Buffett didn't abandon Graham. He merged them. He used Graham's "margin of safety" as a non-negotiable foundation (the shoulder of stability) and Fisher's focus on wonderful businesses as the lens to look through (the height to see further). The result? He shifted from buying cheap textile mills (Berkshire Hathaway's original business) to buying phenomenal brands with pricing power like See's Candies, Coca-Cola, and later Apple.
He saw further because his platform was two giants wide. An investor who only reads Graham might have missed Apple in 2016 because the P/E ratio wasn't in the classic "value" range. An investor standing on both Graham and Fisher could appreciate its immense moat, loyal customer base, and recurring revenue (Fisher) while still seeking a price that offered some margin of safety (Graham) relative to its future cash flows.

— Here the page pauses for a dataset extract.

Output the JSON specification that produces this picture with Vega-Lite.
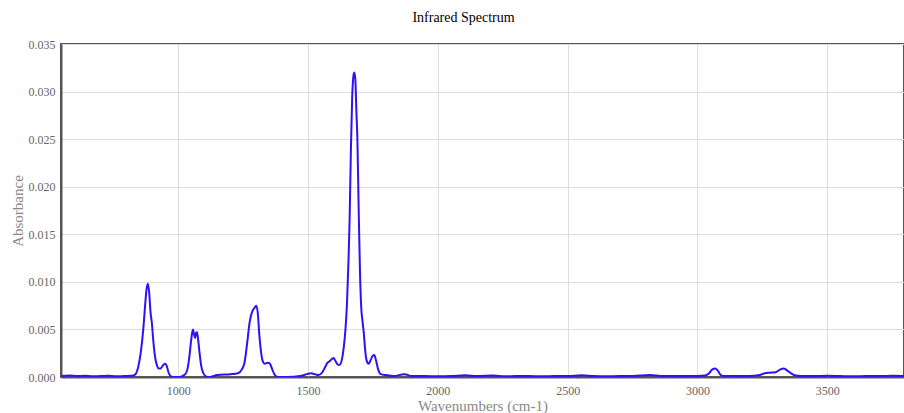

Your Burning Questions Answered
The phrase "standing on the shoulders of giants" isn't a polite nod to the past. It's an active, demanding strategy. It requires you to seek out the sturdiest foundations, climb up, and then do the hard work of looking for yourself with the better vantage point you've earned. In investing, those shoulders are the books, the memos, the research, and the documented philosophies of those who have navigated fear and greed before you. Start climbing. The view from up there is where the real opportunities become clear.